Hamburg wird im Länderfinanzausgleich zum Nehmer. Dabei hatte Stadt 2012 mit neun Milliarden Euro so viel Steuern in Kasse wie nie zuvor.

Hamburg. Auf den ersten Blick ist es absurd: Hamburg hatte 2012 nach vorläufigen Zahlen mit knapp neun Milliarden Euro so viel Steuern in der Kasse wie nie zuvor - dennoch wird es im Länderfinanzausgleich 2012 erstmals seit fast 20 Jahren wieder vom Geber- zum Nehmerland. Statt 200 Millionen Euro einzuzahlen, wie im Hausalt eingeplant, erhält die Stadt 21 Millionen Euro. Zuletzt war Hamburg 1994 mit 31 Millionen Euro aus dem Topf alimentiert worden, der die "Vereinheitlichung der Lebensverhältnisse" in Deutschland sicherstellen soll.

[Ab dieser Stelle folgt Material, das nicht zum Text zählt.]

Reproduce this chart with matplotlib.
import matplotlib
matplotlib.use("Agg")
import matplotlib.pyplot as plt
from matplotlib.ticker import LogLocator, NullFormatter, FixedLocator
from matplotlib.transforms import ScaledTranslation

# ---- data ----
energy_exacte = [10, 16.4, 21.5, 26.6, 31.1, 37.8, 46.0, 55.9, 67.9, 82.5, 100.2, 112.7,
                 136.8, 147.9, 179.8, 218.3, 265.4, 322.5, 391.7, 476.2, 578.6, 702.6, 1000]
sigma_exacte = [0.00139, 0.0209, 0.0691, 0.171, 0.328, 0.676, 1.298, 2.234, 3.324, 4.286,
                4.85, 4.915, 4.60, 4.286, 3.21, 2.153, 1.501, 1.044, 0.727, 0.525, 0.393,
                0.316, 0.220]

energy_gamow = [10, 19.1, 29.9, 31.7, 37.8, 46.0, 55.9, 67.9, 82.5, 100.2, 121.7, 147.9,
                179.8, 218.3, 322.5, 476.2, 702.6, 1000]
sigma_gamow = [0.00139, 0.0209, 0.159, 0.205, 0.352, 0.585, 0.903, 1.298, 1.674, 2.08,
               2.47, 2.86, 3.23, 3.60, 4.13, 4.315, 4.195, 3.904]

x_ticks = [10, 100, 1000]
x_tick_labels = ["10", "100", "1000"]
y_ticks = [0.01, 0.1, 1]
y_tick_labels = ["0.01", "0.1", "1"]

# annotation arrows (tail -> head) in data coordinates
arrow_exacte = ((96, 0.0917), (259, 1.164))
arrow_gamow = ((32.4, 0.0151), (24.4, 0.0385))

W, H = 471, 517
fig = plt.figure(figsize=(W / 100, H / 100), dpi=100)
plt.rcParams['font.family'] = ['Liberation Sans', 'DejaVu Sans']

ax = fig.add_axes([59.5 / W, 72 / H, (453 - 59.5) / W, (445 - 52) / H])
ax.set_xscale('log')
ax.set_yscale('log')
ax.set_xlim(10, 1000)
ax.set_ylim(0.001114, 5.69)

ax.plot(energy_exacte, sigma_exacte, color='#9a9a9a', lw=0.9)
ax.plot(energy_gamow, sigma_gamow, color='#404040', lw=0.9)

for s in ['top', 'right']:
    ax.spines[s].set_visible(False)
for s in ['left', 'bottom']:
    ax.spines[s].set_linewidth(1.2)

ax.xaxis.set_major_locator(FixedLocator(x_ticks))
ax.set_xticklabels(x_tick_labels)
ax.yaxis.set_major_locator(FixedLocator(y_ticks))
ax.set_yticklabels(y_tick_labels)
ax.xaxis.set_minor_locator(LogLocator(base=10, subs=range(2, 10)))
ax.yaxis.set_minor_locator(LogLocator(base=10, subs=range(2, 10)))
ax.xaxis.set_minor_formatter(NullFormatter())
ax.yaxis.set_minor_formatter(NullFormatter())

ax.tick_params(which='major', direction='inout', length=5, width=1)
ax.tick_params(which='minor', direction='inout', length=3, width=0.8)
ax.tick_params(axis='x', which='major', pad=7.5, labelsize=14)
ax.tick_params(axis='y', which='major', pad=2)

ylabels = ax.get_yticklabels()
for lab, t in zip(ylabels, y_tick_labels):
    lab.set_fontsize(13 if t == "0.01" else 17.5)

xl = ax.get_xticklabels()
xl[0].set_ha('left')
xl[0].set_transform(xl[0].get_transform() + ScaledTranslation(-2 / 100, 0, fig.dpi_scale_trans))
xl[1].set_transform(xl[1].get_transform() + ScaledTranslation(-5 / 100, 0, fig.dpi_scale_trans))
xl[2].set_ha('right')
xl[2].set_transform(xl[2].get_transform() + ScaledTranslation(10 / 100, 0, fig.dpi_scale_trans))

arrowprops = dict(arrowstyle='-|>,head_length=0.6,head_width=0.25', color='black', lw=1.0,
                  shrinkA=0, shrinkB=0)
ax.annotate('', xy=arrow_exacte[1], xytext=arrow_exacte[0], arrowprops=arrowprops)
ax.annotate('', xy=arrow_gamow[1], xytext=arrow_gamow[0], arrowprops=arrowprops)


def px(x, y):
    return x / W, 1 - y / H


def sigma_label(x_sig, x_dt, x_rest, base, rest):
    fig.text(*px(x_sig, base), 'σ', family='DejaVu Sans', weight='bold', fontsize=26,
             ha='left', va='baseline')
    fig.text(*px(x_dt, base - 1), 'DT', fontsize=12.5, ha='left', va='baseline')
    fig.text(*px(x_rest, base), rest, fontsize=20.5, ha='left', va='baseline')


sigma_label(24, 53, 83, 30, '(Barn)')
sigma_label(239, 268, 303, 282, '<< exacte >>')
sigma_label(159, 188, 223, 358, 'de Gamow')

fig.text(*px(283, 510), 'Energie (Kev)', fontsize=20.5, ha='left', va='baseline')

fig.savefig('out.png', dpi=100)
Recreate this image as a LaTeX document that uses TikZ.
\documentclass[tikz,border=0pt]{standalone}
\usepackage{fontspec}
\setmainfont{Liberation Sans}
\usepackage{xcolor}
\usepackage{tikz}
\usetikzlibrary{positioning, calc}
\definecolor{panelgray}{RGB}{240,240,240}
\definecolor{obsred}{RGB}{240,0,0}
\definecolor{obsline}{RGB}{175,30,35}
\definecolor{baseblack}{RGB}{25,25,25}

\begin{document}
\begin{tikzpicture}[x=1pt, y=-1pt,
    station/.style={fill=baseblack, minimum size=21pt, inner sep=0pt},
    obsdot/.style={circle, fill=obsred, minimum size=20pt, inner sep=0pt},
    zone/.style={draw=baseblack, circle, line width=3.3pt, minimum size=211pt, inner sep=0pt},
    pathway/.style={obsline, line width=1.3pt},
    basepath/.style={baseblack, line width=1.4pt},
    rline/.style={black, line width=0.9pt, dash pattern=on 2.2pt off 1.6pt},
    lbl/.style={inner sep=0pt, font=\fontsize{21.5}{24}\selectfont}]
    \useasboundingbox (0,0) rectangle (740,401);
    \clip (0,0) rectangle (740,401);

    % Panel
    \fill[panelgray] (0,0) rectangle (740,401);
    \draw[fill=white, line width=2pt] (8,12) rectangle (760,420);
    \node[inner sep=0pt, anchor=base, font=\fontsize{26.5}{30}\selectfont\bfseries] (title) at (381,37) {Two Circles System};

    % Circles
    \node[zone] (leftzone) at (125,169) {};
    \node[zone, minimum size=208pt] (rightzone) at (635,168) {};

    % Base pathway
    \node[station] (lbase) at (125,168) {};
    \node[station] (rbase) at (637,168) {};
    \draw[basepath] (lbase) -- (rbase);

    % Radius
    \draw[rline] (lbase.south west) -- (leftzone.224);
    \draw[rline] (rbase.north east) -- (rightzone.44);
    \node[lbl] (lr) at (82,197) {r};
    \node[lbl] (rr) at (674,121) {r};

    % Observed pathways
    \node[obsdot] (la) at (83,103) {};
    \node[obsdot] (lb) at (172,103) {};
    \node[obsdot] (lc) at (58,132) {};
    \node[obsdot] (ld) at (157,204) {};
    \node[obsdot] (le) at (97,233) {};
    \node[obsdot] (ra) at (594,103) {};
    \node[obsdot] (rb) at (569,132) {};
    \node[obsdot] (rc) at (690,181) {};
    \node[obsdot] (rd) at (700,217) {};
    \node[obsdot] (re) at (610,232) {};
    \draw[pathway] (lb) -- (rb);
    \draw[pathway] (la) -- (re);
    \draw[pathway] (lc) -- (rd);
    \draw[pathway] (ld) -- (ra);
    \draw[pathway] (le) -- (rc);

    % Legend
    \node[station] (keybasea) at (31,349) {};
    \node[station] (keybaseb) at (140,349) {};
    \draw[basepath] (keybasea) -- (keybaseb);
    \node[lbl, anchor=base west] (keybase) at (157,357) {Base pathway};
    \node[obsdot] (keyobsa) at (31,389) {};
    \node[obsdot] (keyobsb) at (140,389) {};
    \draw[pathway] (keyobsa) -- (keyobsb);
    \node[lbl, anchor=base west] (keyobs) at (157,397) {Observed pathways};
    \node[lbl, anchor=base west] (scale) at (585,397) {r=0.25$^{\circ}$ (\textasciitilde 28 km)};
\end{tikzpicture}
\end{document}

Seitdem hat die Stadt knapp fünf Milliarden Euro an ärmere Länder überwiesen - Höhepunkt war 2003, als Hamburg mehr als 650 Millionen Euro abgeben musste. Allerdings gingen die Zahlungen seitdem relativ kontinuierlich zurück, und seit der ersten großen Finanzkrise 2009 pendelte die Stadt stets an der Grenze vom Zahler- zum Geberland. In den Jahren 2009 bis 2011 wurden "nur" noch 45 bis 65 Millionen Euro pro Jahr abgeführt. 2011 war die Stadt zum Stichtag 30. Juni schon einmal Empfänger, aufs Gesamtjahr gerechnet dann aber doch wieder Zahler.

Zum Vergleich: Der Haushalt Hamburgs umfasst gut 11,5 Milliarden Euro. Im Gegensatz zu Berlin, das rund 15 Prozent seines Jahresetats aus Zuweisungen aus dem Länderfinanzausgleich bestreitet, ist diese Verteilung für Hamburg nicht existenziell. Grundsätzlich profitieren beide Länder, ebenso wie Bremen, vom "Stadtstaatenprivileg": Weil sie Land und Kommune zugleich sind und daher mehr Aufgaben haben als die Flächenländer, dürfen sie von den eingenommenen Steuern einen größeren Anteil behalten - ein Prinzip, das sie mit schöner Regelmäßigkeit gegen Begehrlichkeiten verteidigen.

Aus Sicht Hamburgs am wirkungsvollsten wäre die Abkehr von dem Prinzip, wonach Steuern nicht am Ort des Arbeitsplatzes, sondern am Wohnort gezahlt werden. Das führt dazu, dass die Hansestadt jährlich zwar rund 50 Milliarden Euro an Steuern eintreibt, davon aber gut 40 Milliarden gleich weiterleitet, an den Bund und andere Länder. Erst danach kommt der Länderfinanzausgleich zum Tragen. Daher plädiert Finanzsenator Peter Tschentscher (SPD) dafür, die Bund-Länder-Beziehungen einmal "grundlegend" zu diskutieren.